* EXERCISE OBJECTIVE
Copy out the data exactly, leaving the pictures behind.

* COLLECTED MATERIAL

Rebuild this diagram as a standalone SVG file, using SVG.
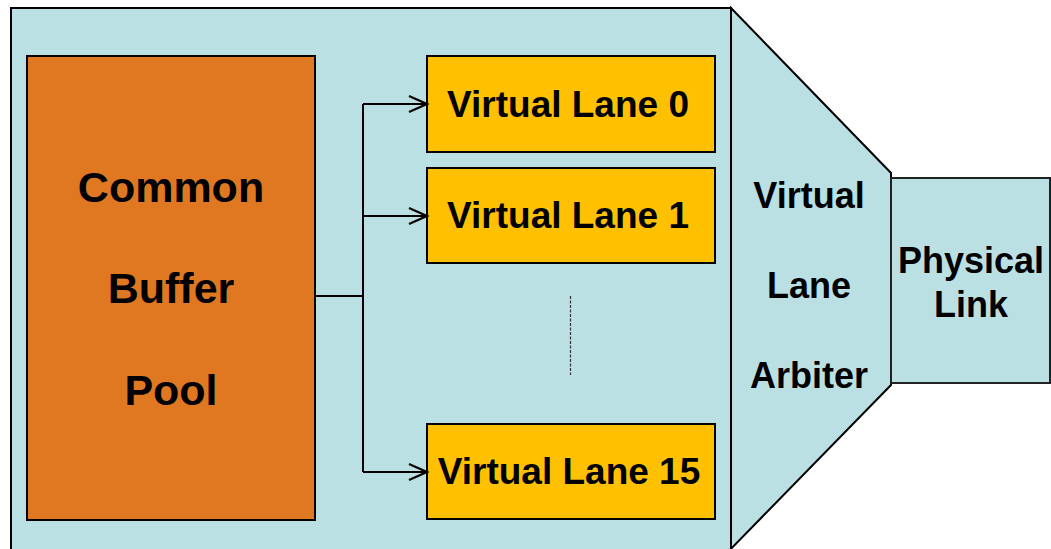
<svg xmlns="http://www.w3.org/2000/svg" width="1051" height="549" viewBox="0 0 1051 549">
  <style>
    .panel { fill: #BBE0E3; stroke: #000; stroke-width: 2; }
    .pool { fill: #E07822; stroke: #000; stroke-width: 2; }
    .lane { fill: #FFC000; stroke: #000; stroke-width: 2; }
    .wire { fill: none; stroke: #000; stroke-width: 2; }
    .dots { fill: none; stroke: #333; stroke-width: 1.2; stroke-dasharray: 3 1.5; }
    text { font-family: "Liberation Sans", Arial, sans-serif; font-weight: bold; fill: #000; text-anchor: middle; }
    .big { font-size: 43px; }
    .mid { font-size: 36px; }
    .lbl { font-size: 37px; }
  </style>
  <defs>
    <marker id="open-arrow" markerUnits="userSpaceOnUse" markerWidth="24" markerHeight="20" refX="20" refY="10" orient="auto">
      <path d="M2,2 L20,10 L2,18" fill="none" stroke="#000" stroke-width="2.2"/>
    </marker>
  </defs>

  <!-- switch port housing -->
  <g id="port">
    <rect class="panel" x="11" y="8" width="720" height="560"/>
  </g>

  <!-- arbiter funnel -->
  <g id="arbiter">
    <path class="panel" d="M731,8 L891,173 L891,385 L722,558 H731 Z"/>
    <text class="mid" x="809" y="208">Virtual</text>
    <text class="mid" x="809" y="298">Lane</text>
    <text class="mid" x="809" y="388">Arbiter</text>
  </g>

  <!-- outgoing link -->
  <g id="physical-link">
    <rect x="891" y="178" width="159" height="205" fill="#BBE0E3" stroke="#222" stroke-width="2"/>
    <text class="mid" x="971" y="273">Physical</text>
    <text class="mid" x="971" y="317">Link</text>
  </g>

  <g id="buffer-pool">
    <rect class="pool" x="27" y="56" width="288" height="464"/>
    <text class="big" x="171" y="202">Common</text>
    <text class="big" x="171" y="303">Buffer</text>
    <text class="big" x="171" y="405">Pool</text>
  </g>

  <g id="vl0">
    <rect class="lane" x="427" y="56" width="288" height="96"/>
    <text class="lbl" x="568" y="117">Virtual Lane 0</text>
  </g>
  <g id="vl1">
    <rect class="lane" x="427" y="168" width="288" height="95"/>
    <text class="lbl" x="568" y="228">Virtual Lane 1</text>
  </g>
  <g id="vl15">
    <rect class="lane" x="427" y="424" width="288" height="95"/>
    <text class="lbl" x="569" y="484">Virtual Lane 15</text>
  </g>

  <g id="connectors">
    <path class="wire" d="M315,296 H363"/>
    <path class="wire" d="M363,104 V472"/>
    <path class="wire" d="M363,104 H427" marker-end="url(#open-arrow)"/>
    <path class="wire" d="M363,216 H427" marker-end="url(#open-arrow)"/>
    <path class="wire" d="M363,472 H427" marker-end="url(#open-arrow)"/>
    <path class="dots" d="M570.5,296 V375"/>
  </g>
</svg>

* OUTPUT FOR THIS EXERCISE
Rebuild this diagram as a standalone SVG file, using SVG.
<svg xmlns="http://www.w3.org/2000/svg" width="1051" height="549" viewBox="0 0 1051 549">
  <style>
    .panel { fill: #BBE0E3; stroke: #000; stroke-width: 2; }
    .pool { fill: #E07822; stroke: #000; stroke-width: 2; }
    .lane { fill: #FFC000; stroke: #000; stroke-width: 2; }
    .wire { fill: none; stroke: #000; stroke-width: 2; }
    .dots { fill: none; stroke: #333; stroke-width: 1.2; stroke-dasharray: 3 1.5; }
    text { font-family: "Liberation Sans", Arial, sans-serif; font-weight: bold; fill: #000; text-anchor: middle; }
    .big { font-size: 43px; }
    .mid { font-size: 36px; }
    .lbl { font-size: 37px; }
  </style>
  <defs>
    <marker id="open-arrow" markerUnits="userSpaceOnUse" markerWidth="24" markerHeight="20" refX="20" refY="10" orient="auto">
      <path d="M2,2 L20,10 L2,18" fill="none" stroke="#000" stroke-width="2.2"/>
    </marker>
  </defs>

  <!-- switch port housing -->
  <g id="port">
    <rect class="panel" x="11" y="8" width="720" height="560"/>
  </g>

  <!-- arbiter funnel -->
  <g id="arbiter">
    <path class="panel" d="M731,8 L891,173 L891,385 L722,558 H731 Z"/>
    <text class="mid" x="809" y="208">Virtual</text>
    <text class="mid" x="809" y="298">Lane</text>
    <text class="mid" x="809" y="388">Arbiter</text>
  </g>

  <!-- outgoing link -->
  <g id="physical-link">
    <rect x="891" y="178" width="159" height="205" fill="#BBE0E3" stroke="#222" stroke-width="2"/>
    <text class="mid" x="971" y="273">Physical</text>
    <text class="mid" x="971" y="317">Link</text>
  </g>

  <g id="buffer-pool">
    <rect class="pool" x="27" y="56" width="288" height="464"/>
    <text class="big" x="171" y="202">Common</text>
    <text class="big" x="171" y="303">Buffer</text>
    <text class="big" x="171" y="405">Pool</text>
  </g>

  <g id="vl0">
    <rect class="lane" x="427" y="56" width="288" height="96"/>
    <text class="lbl" x="568" y="117">Virtual Lane 0</text>
  </g>
  <g id="vl1">
    <rect class="lane" x="427" y="168" width="288" height="95"/>
    <text class="lbl" x="568" y="228">Virtual Lane 1</text>
  </g>
  <g id="vl15">
    <rect class="lane" x="427" y="424" width="288" height="95"/>
    <text class="lbl" x="569" y="484">Virtual Lane 15</text>
  </g>

  <g id="connectors">
    <path class="wire" d="M315,296 H363"/>
    <path class="wire" d="M363,104 V472"/>
    <path class="wire" d="M363,104 H427" marker-end="url(#open-arrow)"/>
    <path class="wire" d="M363,216 H427" marker-end="url(#open-arrow)"/>
    <path class="wire" d="M363,472 H427" marker-end="url(#open-arrow)"/>
    <path class="dots" d="M570.5,296 V375"/>
  </g>
</svg>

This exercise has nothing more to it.